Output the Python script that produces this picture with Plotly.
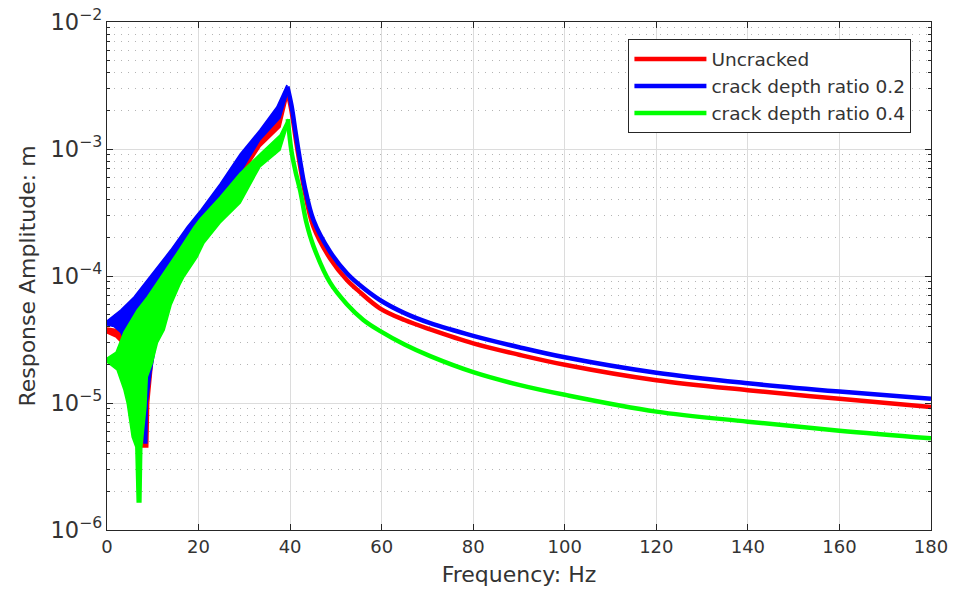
import plotly.graph_objects as go

# ---------------- data (Frequency in Hz, amplitude in m) ----------------
series_names = ["Uncracked", "crack depth ratio 0.2", "crack depth ratio 0.4"]
series_colors = ["#ff0000", "#0000ff", "#00ff00"]

# Uncracked: envelope of the oscillating band below resonance
unc_up_f = [0, 2.0, 3.7, 5.9, 10.3, 13.9, 17.5, 20.5, 24.7, 29.1, 33.4, 37.1, 39.3]
unc_up_v = [3.9e-5, 3.8e-5, 3.8e-5, 6.3e-5, 1.02e-4, 1.45e-4, 2.2e-4, 3.1e-4, 5.0e-4, 8.4e-4, 1.3e-3, 1.95e-3, 2.85e-3]
unc_lo_f = [0, 2.0, 3.7, 4.2, 7.0, 7.5, 7.6, 8.9, 9.1, 10.0, 12.5, 15.9, 20.3, 24.7, 29.1, 33.4, 37.8, 39.3]
unc_lo_v = [3.56e-5, 3.3e-5, 2.86e-5, 2.5e-5, 1.2e-5, 8e-6, 4.5e-6, 4.5e-6, 1.0e-5, 2.2e-5, 6.5e-5, 1.2e-4, 2.3e-4, 3.7e-4, 6.0e-4, 1.04e-3, 1.49e-3, 2.5e-3]
# Uncracked: response above resonance
unc_f = [39.4, 40.3, 41.2, 42.2, 43.2, 45.1, 48.7, 52.4, 55, 59.6, 65, 70.6, 80, 90, 100, 120, 140, 160, 180]
unc_v = [2.85e-3, 2.0e-3, 1.22e-3, 7.3e-4, 4.6e-4, 2.44e-4, 1.38e-4, 9.3e-5, 7.6e-5, 5.57e-5, 4.5e-5, 3.8e-5, 2.95e-5, 2.4e-5, 2.0e-5, 1.51e-5, 1.26e-5, 1.08e-5, 9.3e-6]

# crack depth ratio 0.2
c2_up_f = [0, 3.0, 5.9, 10.3, 13.9, 17.5, 20.5, 24.7, 29.1, 33.4, 37.1, 39.3]
c2_up_v = [4.43e-5, 5.4e-5, 6.84e-5, 1.1e-4, 1.6e-4, 2.43e-4, 3.31e-4, 5.3e-4, 9.14e-4, 1.41e-3, 2.14e-3, 3.19e-3]
c2_lo_f = [0, 1.5, 3.0, 5.0, 7.5, 8.0, 8.1, 8.7, 8.8, 9.6, 10.3, 12.5, 15.9, 20.3, 24.7, 29.1, 33.4, 37.8, 39.3]
c2_lo_v = [4.11e-5, 4.0e-5, 3.6e-5, 2.5e-5, 1.5e-5, 1.0e-5, 4.84e-6, 4.84e-6, 1.0e-5, 1.72e-5, 2.5e-5, 7.0e-5, 1.3e-4, 2.4e-4, 3.9e-4, 6.5e-4, 1.18e-3, 1.76e-3, 2.66e-3]
c2_f = [39.4, 40.3, 41.2, 42.2, 43.2, 45.1, 48.7, 52.4, 55, 59.6, 65, 70.6, 80, 90, 100, 120, 140, 160, 180]
c2_v = [3.1e-3, 2.2e-3, 1.35e-3, 8.0e-4, 5.05e-4, 2.76e-4, 1.56e-4, 1.05e-4, 8.6e-5, 6.47e-5, 5.1e-5, 4.25e-5, 3.38e-5, 2.75e-5, 2.29e-5, 1.73e-5, 1.43e-5, 1.23e-5, 1.08e-5]

# crack depth ratio 0.4
c4_up_f = [0, 2.0, 3.7, 5.2, 6.6, 8.8, 11.8, 15.3, 19.0, 20.3, 24.7, 29.1, 33.4, 37.8, 39.5]
c4_up_v = [2.26e-5, 2.52e-5, 3.62e-5, 4.5e-5, 5.4e-5, 6.84e-5, 9.8e-5, 1.52e-4, 2.43e-4, 2.81e-4, 4.19e-4, 6.47e-4, 9.14e-4, 1.29e-3, 1.72e-3]
c4_lo_f = [0, 2.2, 3.7, 4.4, 5.5, 6.3, 6.6, 7.4, 7.6, 8.5, 8.8, 9.9, 11.0, 12.5, 14.0, 15.9, 16.8, 19.7, 21.2, 24.7, 29.1, 33.4, 37.8, 39.5]
c4_lo_v = [2.1e-5, 1.82e-5, 1.27e-5, 1.0e-5, 5.4e-6, 4.51e-6, 1.66e-6, 1.66e-6, 4.51e-6, 9.31e-6, 1.6e-5, 2.06e-5, 2.97e-5, 3.76e-5, 5.91e-5, 8.5e-5, 9.82e-5, 1.41e-4, 1.82e-4, 2.61e-4, 3.76e-4, 7.21e-4, 9.8e-4, 1.55e-3]
c4_f = [39.5, 40.3, 41.2, 42.2, 43.6, 45.1, 48.7, 52.4, 56, 59.6, 65, 70.6, 80, 90, 100, 120, 140, 160, 180]
c4_v = [1.72e-3, 9.6e-4, 6.6e-4, 4.7e-4, 2.6e-4, 1.72e-4, 8.9e-5, 6.0e-5, 4.51e-5, 3.7e-5, 2.89e-5, 2.34e-5, 1.75e-5, 1.39e-5, 1.16e-5, 8.55e-6, 7.13e-6, 6.05e-6, 5.27e-6]

x_ticks = [0, 20, 40, 60, 80, 100, 120, 140, 160, 180]
x_title = "Frequency: Hz"
y_title = "Response Amplitude: m"

# ---------------- figure ----------------
FONT = "DejaVu Sans"
TXT = "#333333"
AX = "#262626"

fig = go.Figure()
groups = [
    (unc_up_f, unc_up_v, unc_lo_f, unc_lo_v, unc_f, unc_v),
    (c2_up_f, c2_up_v, c2_lo_f, c2_lo_v, c2_f, c2_v),
    (c4_up_f, c4_up_v, c4_lo_f, c4_lo_v, c4_f, c4_v),
]
for (uf, uv, lf, lv, df, dv), name, col in zip(groups, series_names, series_colors):
    fig.add_trace(go.Scatter(
        x=list(uf) + list(reversed(lf)),
        y=list(uv) + list(reversed(lv)),
        mode="lines", fill="toself", fillcolor=col,
        line=dict(color=col, width=1.5),
        showlegend=False, hoverinfo="skip", legendgroup=name,
    ))
    fig.add_trace(go.Scatter(
        x=df, y=dv, mode="lines", name=name, legendgroup=name,
        line=dict(color=col, width=4.5, shape="spline", smoothing=1.0),
    ))

fig.update_layout(
    width=954, height=592,
    margin=dict(l=107, r=23, t=22, b=62),
    paper_bgcolor="white", plot_bgcolor="white",
    font=dict(family=FONT, color=TXT, size=18),
    legend=dict(
        x=0.976, xanchor="right", y=0.966, yanchor="top",
        bgcolor="white", bordercolor=AX, borderwidth=1.2,
        font=dict(family=FONT, size=18.5, color=TXT),
        tracegroupgap=0, itemwidth=72,
    ),
)
fig.update_xaxes(
    range=[0, 180], tickvals=x_ticks, ticks="inside", ticklen=6, tickcolor=AX,
    showline=True, linecolor=AX, linewidth=1.3, mirror="ticks",
    showgrid=True, gridcolor="#dcdcdc", gridwidth=1, zeroline=False,
    tickfont=dict(family=FONT, size=18, color=TXT),
    title=dict(text=x_title, font=dict(family=FONT, size=22, color=TXT), standoff=10),
    automargin=False,
)
fig.update_yaxes(
    type="log", range=[-6, -2], dtick=1, exponentformat="power", showexponent="all",
    ticks="inside", ticklen=6, tickcolor=AX,
    showline=True, linecolor=AX, linewidth=1.3, mirror="ticks",
    showgrid=True, gridcolor="#dcdcdc", gridwidth=1, zeroline=False,
    minor=dict(ticks="inside", ticklen=3, tickcolor=AX, dtick="D1",
               showgrid=True, gridcolor="#b4b4b4", griddash="1px,6px", gridwidth=1.2),
    tickfont=dict(family=FONT, size=18, color=TXT),
    title=dict(text=y_title, font=dict(family=FONT, size=22, color=TXT), standoff=8),
    automargin=False,
)

fig.write_html("out.html")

- Short problem -
Please repeat exactly the data above from its first line to the line that contains "1.43e-5, 1.23e-5, 1.08e-5]", inclusive, and leave every picture out.

- The output -
Output the Python script that produces this picture with Plotly.
import plotly.graph_objects as go

# ---------------- data (Frequency in Hz, amplitude in m) ----------------
series_names = ["Uncracked", "crack depth ratio 0.2", "crack depth ratio 0.4"]
series_colors = ["#ff0000", "#0000ff", "#00ff00"]

# Uncracked: envelope of the oscillating band below resonance
unc_up_f = [0, 2.0, 3.7, 5.9, 10.3, 13.9, 17.5, 20.5, 24.7, 29.1, 33.4, 37.1, 39.3]
unc_up_v = [3.9e-5, 3.8e-5, 3.8e-5, 6.3e-5, 1.02e-4, 1.45e-4, 2.2e-4, 3.1e-4, 5.0e-4, 8.4e-4, 1.3e-3, 1.95e-3, 2.85e-3]
unc_lo_f = [0, 2.0, 3.7, 4.2, 7.0, 7.5, 7.6, 8.9, 9.1, 10.0, 12.5, 15.9, 20.3, 24.7, 29.1, 33.4, 37.8, 39.3]
unc_lo_v = [3.56e-5, 3.3e-5, 2.86e-5, 2.5e-5, 1.2e-5, 8e-6, 4.5e-6, 4.5e-6, 1.0e-5, 2.2e-5, 6.5e-5, 1.2e-4, 2.3e-4, 3.7e-4, 6.0e-4, 1.04e-3, 1.49e-3, 2.5e-3]
# Uncracked: response above resonance
unc_f = [39.4, 40.3, 41.2, 42.2, 43.2, 45.1, 48.7, 52.4, 55, 59.6, 65, 70.6, 80, 90, 100, 120, 140, 160, 180]
unc_v = [2.85e-3, 2.0e-3, 1.22e-3, 7.3e-4, 4.6e-4, 2.44e-4, 1.38e-4, 9.3e-5, 7.6e-5, 5.57e-5, 4.5e-5, 3.8e-5, 2.95e-5, 2.4e-5, 2.0e-5, 1.51e-5, 1.26e-5, 1.08e-5, 9.3e-6]

# crack depth ratio 0.2
c2_up_f = [0, 3.0, 5.9, 10.3, 13.9, 17.5, 20.5, 24.7, 29.1, 33.4, 37.1, 39.3]
c2_up_v = [4.43e-5, 5.4e-5, 6.84e-5, 1.1e-4, 1.6e-4, 2.43e-4, 3.31e-4, 5.3e-4, 9.14e-4, 1.41e-3, 2.14e-3, 3.19e-3]
c2_lo_f = [0, 1.5, 3.0, 5.0, 7.5, 8.0, 8.1, 8.7, 8.8, 9.6, 10.3, 12.5, 15.9, 20.3, 24.7, 29.1, 33.4, 37.8, 39.3]
c2_lo_v = [4.11e-5, 4.0e-5, 3.6e-5, 2.5e-5, 1.5e-5, 1.0e-5, 4.84e-6, 4.84e-6, 1.0e-5, 1.72e-5, 2.5e-5, 7.0e-5, 1.3e-4, 2.4e-4, 3.9e-4, 6.5e-4, 1.18e-3, 1.76e-3, 2.66e-3]
c2_f = [39.4, 40.3, 41.2, 42.2, 43.2, 45.1, 48.7, 52.4, 55, 59.6, 65, 70.6, 80, 90, 100, 120, 140, 160, 180]
c2_v = [3.1e-3, 2.2e-3, 1.35e-3, 8.0e-4, 5.05e-4, 2.76e-4, 1.56e-4, 1.05e-4, 8.6e-5, 6.47e-5, 5.1e-5, 4.25e-5, 3.38e-5, 2.75e-5, 2.29e-5, 1.73e-5, 1.43e-5, 1.23e-5, 1.08e-5]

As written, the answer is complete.